Elizabeth Paley

Musician/potter
Durham, NC

A recovering academic with degrees in physics, astronomy, piano performance, and music theory, I took a beginning pottery class in 2002 and have been hooked ever since. My art typically begins with wheel-thrown pieces that I subsequently alter, cut, and assemble. While much of my work is traditionally functional, I have recently become interested in math-influenced forms and the design challenges they present.

Klein Bottles
Klein Bottles
12 x 3.5 x 6 inches (left), 6 x 9 x 5 inches (right)
Wood-fired white stoneware
2010

This pair of Klein bottle models illustrates two different construction possibilities: bottle + torus + cone (left), and torus + torus (right).
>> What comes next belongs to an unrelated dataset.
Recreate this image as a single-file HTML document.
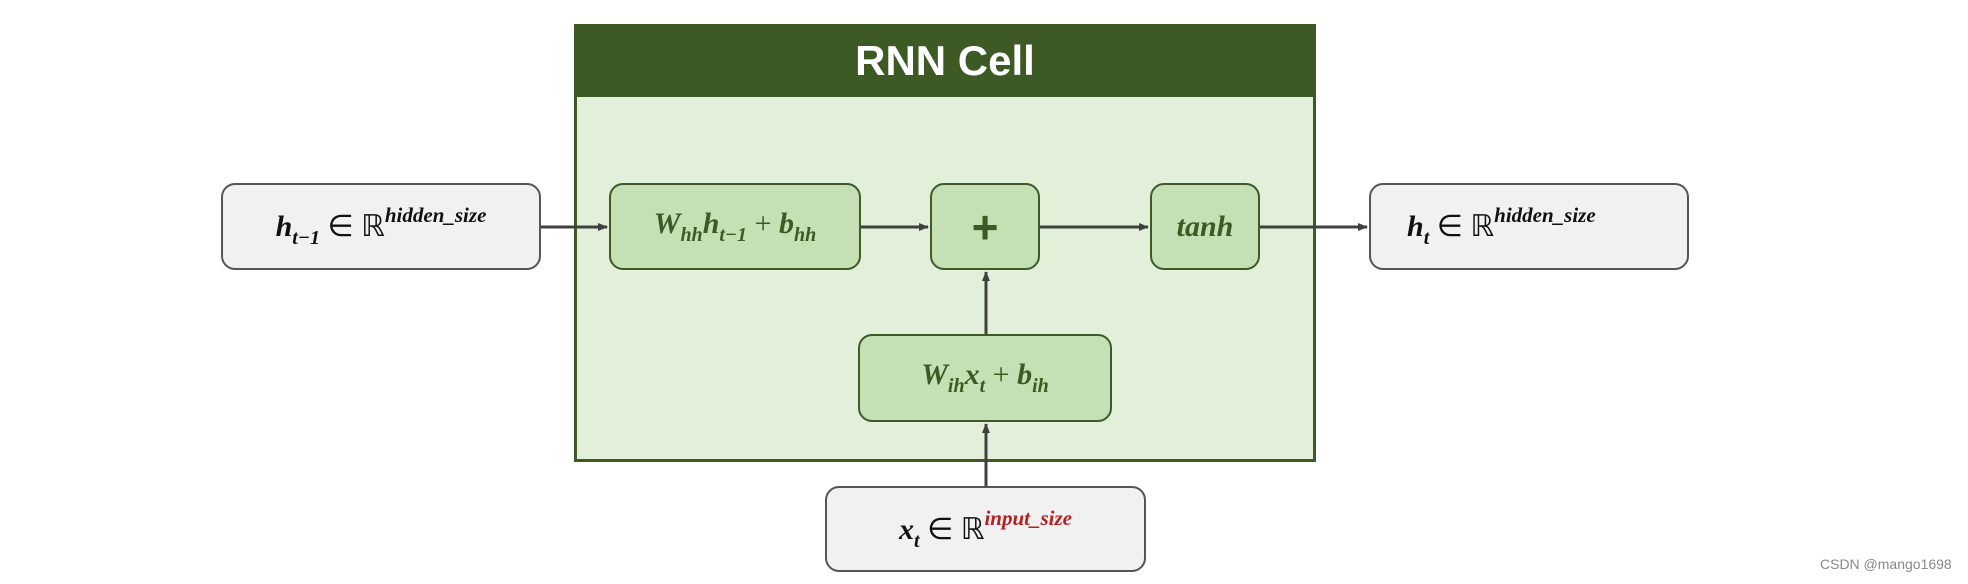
<!DOCTYPE html>
<html><head><meta charset="utf-8"><style>
html,body{margin:0;padding:0;background:#fff;}
body{width:1968px;height:584px;position:relative;overflow:hidden;font-family:"Liberation Serif",serif;}
.b{position:absolute;box-sizing:border-box;border-radius:14px;display:flex;align-items:center;justify-content:center;}
.g{background:#c5e0b4;border:2px solid #3d5a28;color:#3d5a24;}
.w{background:#f1f1f1;border:2px solid #555;color:#111;}
.m{font-style:italic;font-weight:bold;font-size:30px;white-space:nowrap;}
sub{font-size:20px;vertical-align:-8px;}
sup{font-size:21px;vertical-align:14px;}
.n{font-style:normal;font-weight:normal;}
</style></head><body>
<div style="position:absolute;left:574px;top:24px;width:742px;height:438px;background:#e2efd9;border:3px solid #3d5a28;box-sizing:border-box;"></div>
<div style="position:absolute;left:574px;top:24px;width:742px;height:73px;background:#3d5a24;color:#fff;font-family:'Liberation Sans',sans-serif;font-weight:bold;font-size:42px;display:flex;align-items:center;justify-content:center;">RNN Cell</div>

<svg width="1968" height="584" style="position:absolute;left:0;top:0" xmlns="http://www.w3.org/2000/svg">
<defs><marker id="a" markerWidth="10" markerHeight="8" refX="9" refY="4" orient="auto" markerUnits="userSpaceOnUse"><path d="M0,0 L10,4 L0,8 z" fill="#404040"/></marker></defs>
<g stroke="#404040" stroke-width="3" fill="none">
<line x1="541" y1="227" x2="607" y2="227" marker-end="url(#a)"/>
<line x1="861" y1="227" x2="928" y2="227" marker-end="url(#a)"/>
<line x1="1040" y1="227" x2="1148" y2="227" marker-end="url(#a)"/>
<line x1="1260" y1="227" x2="1367" y2="227" marker-end="url(#a)"/>
<line x1="986" y1="334" x2="986" y2="272" marker-end="url(#a)"/>
<line x1="986" y1="486" x2="986" y2="424" marker-end="url(#a)"/>
</g></svg>

<div class="b w" style="left:221px;top:183px;width:320px;height:87px;"><span class="m">h<sub>t−1</sub> <span class="n">∈ ℝ</span><sup>hidden_size</sup></span></div>
<div class="b g" style="left:609px;top:183px;width:252px;height:87px;"><span class="m">W<sub>hh</sub>h<sub>t−1</sub> <span class="n">+</span> b<sub>hh</sub></span></div>
<div class="b g" style="left:930px;top:183px;width:110px;height:87px;"><span style="font-family:'Liberation Sans',sans-serif;font-weight:bold;font-size:46px;">+</span></div>
<div class="b g" style="left:1150px;top:183px;width:110px;height:87px;"><span class="m">tanh</span></div>
<div class="b w" style="left:1369px;top:183px;width:320px;height:87px;justify-content:flex-start;padding-left:36px;"><span class="m">h<sub>t</sub> <span class="n">∈ ℝ</span><sup>hidden_size</sup></span></div>
<div class="b g" style="left:858px;top:334px;width:254px;height:88px;"><span class="m">W<sub>ih</sub>x<sub>t</sub> <span class="n">+</span> b<sub>ih</sub></span></div>
<div class="b w" style="left:825px;top:486px;width:321px;height:86px;"><span class="m">x<sub>t</sub> <span class="n">∈ ℝ</span><sup style="color:#b22222">input_size</sup></span></div>

<div style="position:absolute;left:1820px;top:556px;font-family:'Liberation Sans',sans-serif;font-size:14px;color:#888;">CSDN @mango1698</div>
</body></html>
All components were thrown on a potter's wheel, then trimmed, cut, and nudged together. Feeling jealous of the transparency of Cliff Stoll's glass Klein bottles, I covered both forms with holes. After bisque firing, the bottles were fired in a wood-fueled kiln to cone 9-10 (~2330F), with soda ash added late in the process to give the bottles a glassy finish.

Nested Spheroids
Nested Spheroids
Spheroids range from ~2 x 2.5 x 2.5 inches to ~3.5 x 4 x 4 inches
White stoneware
2011-2012

With the exception of the two hand-built Borromean-rings stands, all components in this collection of nested spheroids were wheel thrown. The inner balls were thrown, trimmed, carved, and brushed with terra sigillata (a suspension of very fine clay particles) and bisque fired. I then threw the outer spheroids, pausing roughly halfway to insert and enclose the inner balls, so that the spheroids were embedded within one another without slicing any of them in half. The outer balls were then trimmed, carved, brushed with terra sig, and fired to cone 06 (~1828F) in an electric kiln.

Interlocking Sliced Tori
Interlocking Sliced Tori
1.5 x 6.5 x 6.5 inches each (when closed)
White stoneware
2011

After coming across George Hart's instructions for slicing bagels into linked halves, I tried a similar cut with wheel-thrown clay tori. After slicing, the exterior of each half was stamped with either a flat- or Phillips-head screw to suggest positive and negative charges. After bisque firing, the exterior surfaces were stained with patinas and the interior surfaces lined with glaze. The boxes were then fired to cone 6 (~2264F) in an electric kiln.